Para un poeta, una puerta no es el objeto utilitario por el cual atravesamos a diario. Una puerta, a su vez, puede ser millones de puertas. Una palabra puede ser una puerta; una imagen que nos lleva a otro mundo, incluso hacia nosotros mismos, también puede serlo.
Alberto es eso, una puerta, yo diría que es una puerta hacia el silencio. Hombre que habla poco pero, a su vez, dice mucho.
Dependerá pues del poeta que esa puerta, o miles de ellas, tengan cerrojo, o por el contrario, estén abiertas como un cielo.
Alberto Hernández a través de sus ojos, porque él escribe con los ojos, nos lleva a tantos mundos, a tantas ciudades como puertas puedan existir. Puertas que nos llevan siempre a un sitio, o a ninguno, que nos mira, que nos escruta, que nos dice.
“Soy todas esas puertas, ese paisaje invisible”, nos dice Alberto en su poemario Puertas de Galina (Memorias de Altagracia, 2010). Alberto es eso, una puerta, yo diría que es una puerta hacia el silencio. Hombre que habla poco pero, a su vez, dice mucho. Hombre paisaje de su mundo visto y leído. Hombre silencio o habitado por él, pues nuestro amigo Alberto, en una de sus tantas facetas, es un mimo.
“¿Quién está detrás de ella / y no dice el silencio que lo habita?”, nos interroga Alberto en uno de sus tantos versos. Él, como otros tantos poetas, está habitado por el silencio. El silencio, tanto en la música como en la escritura, es el fin, es la perfección ansiada, buscada.
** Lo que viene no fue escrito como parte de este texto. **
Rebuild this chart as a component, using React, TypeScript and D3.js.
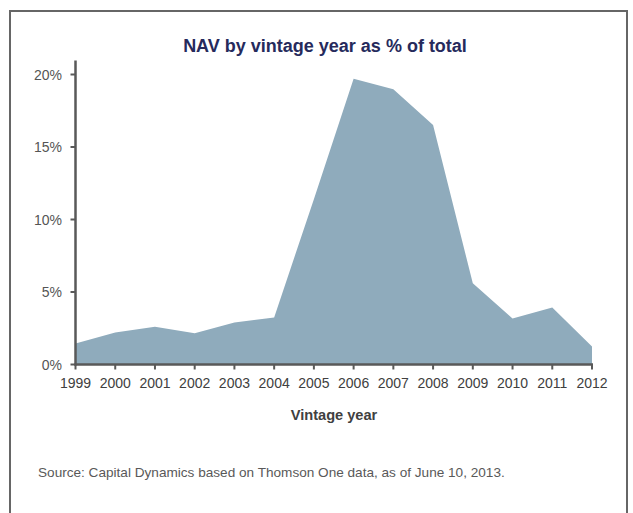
import React from 'react';
import * as d3 from 'd3';

const years = [1999, 2000, 2001, 2002, 2003, 2004, 2005, 2006, 2007, 2008, 2009, 2010, 2011, 2012];
const navShare = [1.45, 2.2, 2.6, 2.15, 2.9, 3.25, 11.4, 19.7, 18.98, 16.52, 5.6, 3.17, 3.93, 1.24];
const yTicks = [0, 5, 10, 15, 20];

const W = 633;
const H = 513;

const App = () => {
  // scales
  const x = d3.scaleLinear().domain([1999, 2012]).range([75.5, 592]);
  const y = d3.scaleLinear().domain([0, 20]).range([364.5, 74.5]);

  const pts = years.map((yr, i) => ({ yr, v: navShare[i] }));
  const area = d3.area<{ yr: number; v: number }>()
    .x(d => x(d.yr))
    .y0(y(0))
    .y1(d => y(d.v));

  const font = 'Arial, "Liberation Sans", sans-serif';
  const axisCol = '#595959';

  return (
    <div style={{ position: 'absolute', left: 0, top: 0 }}>
      <svg width={W} height={H} style={{ display: 'block' }}>
        <rect x={0} y={0} width={W} height={H} fill="#fff" />
        {/* frame */}
        <path d={`M10,${H + 5}V11H627V${H + 5}`} fill="none" stroke="#666" strokeWidth={2} />

        <text x={325} y={52} textAnchor="middle" fontFamily={font} fontWeight="bold" fontSize={18} fill="#262a5c">
          NAV by vintage year as % of total
        </text>

        <path d={area(pts) || ''} fill="#8fabbc" />

        {/* y axis */}
        <line x1={x(1999)} x2={x(1999)} y1={y(20) - 14} y2={y(0) + 1} stroke={axisCol} strokeWidth={2.5} />
        {yTicks.map(t => (
          <g key={t}>
            <line x1={x(1999) - 5} x2={x(1999)} y1={y(t)} y2={y(t)} stroke={axisCol} strokeWidth={2} />
            <text x={62} y={y(t) + 5} textAnchor="end" fontFamily={font} fontSize={14} fill="#555">{t}%</text>
          </g>
        ))}

        {/* x axis */}
        <line x1={x(1999) - 1} x2={x(2012) + 1} y1={y(0)} y2={y(0)} stroke={axisCol} strokeWidth={2.5} />
        {years.map(yr => (
          <g key={yr}>
            <line x1={x(yr)} x2={x(yr)} y1={y(0)} y2={y(0) + 5} stroke={axisCol} strokeWidth={2} />
            <text x={x(yr)} y={388} textAnchor="middle" fontFamily={font} fontSize={14} fill="#404040">{yr}</text>
          </g>
        ))}

        <text x={334} y={420} textAnchor="middle" fontFamily={font} fontWeight="bold" fontSize={14.6} fill="#404040">
          Vintage year
        </text>

        <text x={38} y={477} fontFamily={font} fontSize={13.6} fill="#595959">
          Source: Capital Dynamics based on Thomson One data, as of June 10, 2013.
        </text>
      </svg>
    </div>
  );
};

export default App;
Eso refleja nuestro poeta con el paso del tiempo, versos con menos palabras que nos dicen mucho más. Yo muchas veces, en conversaciones imaginarias, le digo que parece una casa donde reposa el silencio. Él me contesta sabiamente que sí, pero que para llegar allí hay que recorrer un largo pasillo.
Alberto nos deja claro, en su poemario Puertas de Galina, que el silencio está detrás de “la última puerta”, pero a su vez nos dice que “quien entra cierra la puerta”. Entonces esa última puerta ¿será la muerte? Quién sabe. En todo caso la muerte es un tema citado eternamente por la poesía y los poetas. Por ejemplo, nuestro poeta en El poema de la ciudad, poemario ya identificado en líneas previas, nos habla recurrentemente de dos temas que yo diría son inseparables e inevitables en el quehacer poético: la muerte y el silencio. Para finalizar, cito:
Cementerio
La eternidad termina en el silencio.